Using multiple GPUs

Questions

  • How one can get more performance with more than one GPU?

Objectives

  • Know how to use several GPUs efficiently.

Nodes with several GPUs

It is common to have more than one GPU in a single node. To use them, we can leverage the domain decomposition machinery. Indeed, it is already set up so that the communications between ranks are minimal. So the GPUs will be assigned to ranks and do all the computations for a single domain.

Run simulation on two GPUs simultaneously

Make a new folder for this exercise, e.g. mkdir using-pme-multigpu; cd using-pme-multigpu.

Download the run input file prepared to do 20000 steps of a PME simulation. We’ll use it to experiment with task assignment.

Download the job submission script where you will see several lines marked **FIXME**. Remove the **FIXME** to achieve the goal stated in the comment before that line. You will need to refer to the information above to achieve that. Save the file and exit.

Submit the script to the SLURM job manager with sbatch many-gpus.sh. It will reply something like Submitted batch job 4565494 when it succeeded. The job manager will write terminal output to a file named like slurm-4565494.out. It may take a few minutes to start and a few more minutes to run.

While it is running, you can use tail -f slurm*out to watch the output. When it says “Done” then the runs are finished. Use Ctrl-C to exit the tail command that you ran.

Once the first trajectory completes, exit tail and use less default.log to inspect the output. Find the “Mapping of GPU IDs…” Does what you read there agree with what you just learned?

The *.log files contain the performance (in ns/day) of each run on the last line. Use tail *log to see the last chunk of each log file. Have a look through the log files and see what you can learn. What differs from log files from previous exercises? What is the performance gain when compared to a single GPU?

Using direct communications between GPUs

On Puhti, GPUs are connected with NVLink. This allows them to communicate directly. This can be explored in GROMACS, although this feature is not tested that carefully. So use cautiously and report your experience to GROMACS developers! To enable, one needs to set two environment variables: GMX_GPU_DD_COMMS and GMX_GPU_PME_PP_COMMS. The first will enable halo exchange between domains, the second one will allow PP and PME ranks to communicate directly.

Run simulation on two GPUs simultaneously

Download the job submission script where you will see several lines marked **FIXME**. Remove the **FIXME** to achieve the goal stated in the comment before that line. You will need to refer to the information above to achieve that. Save the file and exit.

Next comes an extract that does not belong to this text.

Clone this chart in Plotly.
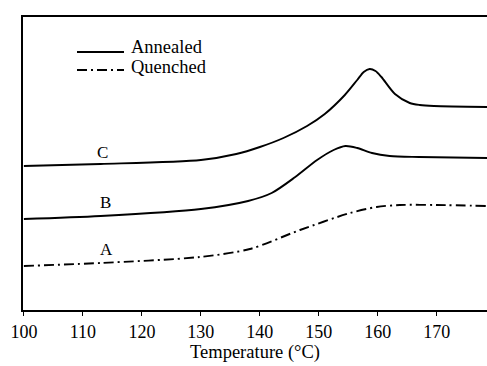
import plotly.graph_objects as go

# Curve C (annealed)
c_temp = [100, 113, 130, 136, 140, 144, 148, 151, 154.4, 156.5, 157.6, 158.6, 159.6, 160.6, 162.9, 165.4, 167.1, 169.5, 178.5]
c_val = [144, 146, 150, 156, 163, 172, 184, 196, 215, 230, 238, 241, 239, 233, 216, 207, 205, 204, 203]
# Curve B (annealed)
b_temp = [100, 113, 130, 138, 142, 146, 149.7, 152.5, 154.5, 156.5, 159, 162, 167, 178.5]
b_val = [91, 94, 101, 109, 117, 133, 150, 160, 164, 162, 157, 154, 153, 152]
# Curve A (quenched)
a_temp = [100, 113, 129.8, 138.3, 146.8, 155.3, 159.8, 163.7, 170, 178.5]
a_val = [44, 47, 53, 61, 80, 97, 103, 105, 105, 104]

labels = ["C", "B", "A"]
label_temp = [113.4, 113.9, 114.0]
label_val = [158, 108, 61]

legend_names = ["Annealed", "Quenched"]
x_ticks = [100, 110, 120, 130, 140, 150, 160, 170]

font_serif = "'Times New Roman', 'Liberation Serif', serif"
line_w = 1.9
dashdot = "10px,4px,2px,4px"

fig = go.Figure()
fig.add_trace(go.Scatter(x=c_temp, y=c_val, mode="lines", name="Annealed", showlegend=False,
                         line=dict(color="black", width=line_w, shape="spline", smoothing=0.8)))
fig.add_trace(go.Scatter(x=b_temp, y=b_val, mode="lines", name="Annealed", showlegend=False,
                         line=dict(color="black", width=line_w, shape="spline", smoothing=0.8)))
fig.add_trace(go.Scatter(x=a_temp, y=a_val, mode="lines", name="Quenched", showlegend=False,
                         line=dict(color="black", width=line_w, shape="spline", smoothing=0.8,
                                   dash=dashdot)))

for t, lx, ly in zip(labels, label_temp, label_val):
    fig.add_annotation(x=lx, y=ly, text=t, showarrow=False,
                       font=dict(family=font_serif, size=17, color="black"))

# manual legend (paper coordinates)
def px_x(p):
    return (p - 23) / 464.0

def px_y(p):
    return (310 - p) / 293.0

legend_rows = [(52, 47, None), (70, 67, dashdot)]
for name, (ly, ty, dsh) in zip(legend_names, legend_rows):
    fig.add_shape(type="line", xref="paper", yref="paper",
                  x0=px_x(77), x1=px_x(124), y0=px_y(ly), y1=px_y(ly),
                  line=dict(color="black", width=line_w, dash=dsh if dsh else "solid"))
    fig.add_annotation(xref="paper", yref="paper", x=px_x(129), y=px_y(ty), text=name,
                       showarrow=False, xanchor="left", yanchor="middle",
                       font=dict(family=font_serif, size=18.5, color="black"))

fig.update_layout(
    width=487, height=366,
    margin=dict(l=23, r=0, t=17, b=56),
    paper_bgcolor="white", plot_bgcolor="white",
    showlegend=False,
    xaxis=dict(range=[99.85, 178.5], tickvals=x_ticks, ticktext=[str(v) for v in x_ticks],
               showline=True, linecolor="black", linewidth=2, mirror=True,
               ticks="outside", ticklen=4, tickcolor="black", showgrid=False, zeroline=False,
               tickfont=dict(family=font_serif, size=18, color="black"),
               title=dict(text="Temperature (°C)", font=dict(family=font_serif, size=18.5, color="black"),
                          standoff=4)),
    yaxis=dict(range=[0, 293], showline=True, linecolor="black", linewidth=2, mirror=False,
               showticklabels=False, ticks="", showgrid=False, zeroline=False),
)

fig.write_html("out.html")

Submit the script to the SLURM job manager with sbatch many-gpus_direct-comms.sh. It will reply something like Submitted batch job 4565494 when it succeeded. The job manager will write terminal output to a file named like slurm-4565494.out. It may take a few minutes to start and a few more minutes to run.

While it is running, you can use tail -f slurm*out to watch the output. When it says “Done” then the runs are finished. Use Ctrl-C to exit the tail command that you ran.

Once the first trajectory completes, exit tail and use less default.log to inspect the output. Find the “Mapping of GPU IDs…” Does what you read there agree with what you just learned?

The *.log files contain the performance (in ns/day) of each run on the last line. Use tail *log to see the last chunk of each log file. Have a look through the log files and see what you can learn. What differs from log files from previous exercises? What is the performance gain when compared to a single GPU?

The most efficient way to use multi-GPU systems

As before, the scaling when going from one GPU to two is not linear. This is expected: GPUs now don’t have as much to compute and they have to communicate between each other. To add to that, the communications can not be easily hidden behind the computations. To make the best use of the resources, ensemble runs can be executed. Try to use multi-dir approach as we did before, to see what configuration will give you the best cumulative performance. Try to assign more than one rank to a single GPU. This will allow to overlap communications, CPU and GPU execution more efficiently. Try to leave bonded computation and/or update constraints to the CPU: you have 10 CPU core per single GPU and it would be a waste to keep them idle.

Keypoints

  • One can use several GPUs for a single run.

  • Ensemble runs allow to overlap communications with computations thus using the resources more efficiently.